An experienced property developer approached us looking for a development exit loan to refinance an 11-unit residential scheme in Norfolk. The project was nearly complete, with some houses already sold and others attracting strong interest.
To allow enough time for the remaining sales to go through, the borrower needed a flexible short-term facility to replace their existing development loan which was approaching expiry.
The Problem
The developer’s original (development) lender had already extended the loan once and was unwilling to extend it again. With a hard deadline approaching, the client needed a new lender who could move quickly and offer a flexible exit loan.
At the time:
- 4 out of 11 homes had sold (including two affordable units and two private sales)
- 7 homes remained unsold, although some had offers or active interest
- Gearing was 56% of GDV, and expected to drop further as more units sold
Because the project was nearly complete and gearing was low, the developer was focused on getting the most competitive price possible.
Our Approach
We arranged a £4.3m development exit loan at 62%LTV with a new lender. They were able to work to the borrower’s timeline and offer better flexibility. The loan was secured against the remaining unsold units and structured to provide breathing space while sales progressed.

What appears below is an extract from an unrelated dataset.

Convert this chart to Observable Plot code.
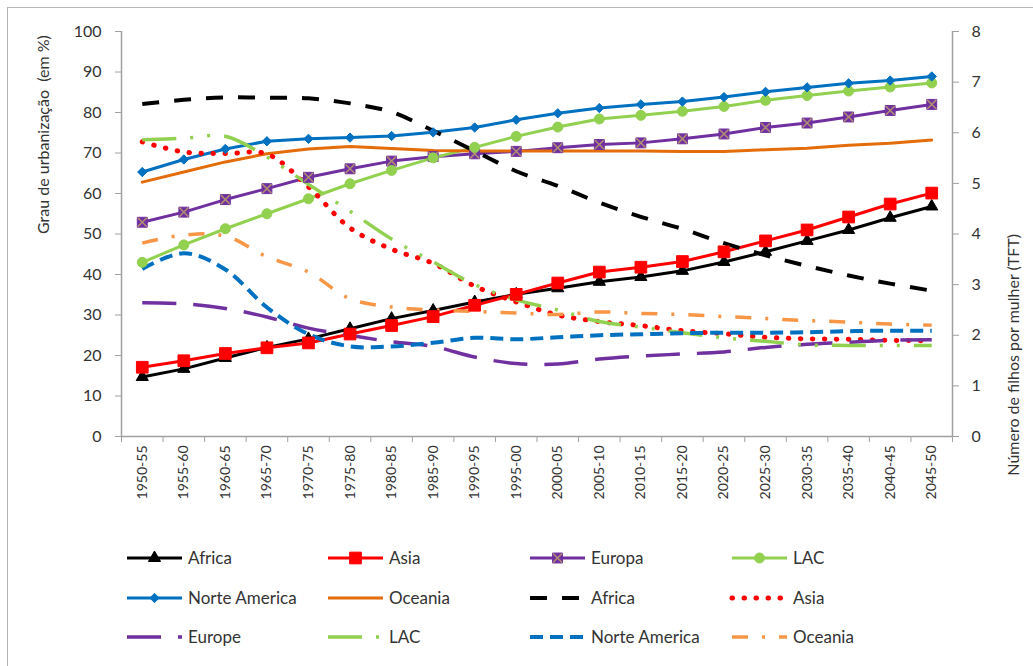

The key features included:
- A 12-month term that gave the developer room to complete sales without being rushed.
- A competitive rate that reflected the strength of the asset and the experience of the borrower.
- The option to reduce the loan balance over time, as more homes were sold.
To conclude, this case shows how the right exit finance can give developers the flexibility they need to complete a project on their terms. With the original lender unable to extend, we provided a solution that aligned with both the timeline and the quality of the asset. The developer stayed in control of their sales strategy and is now able to complete the final stage of the project without pressure.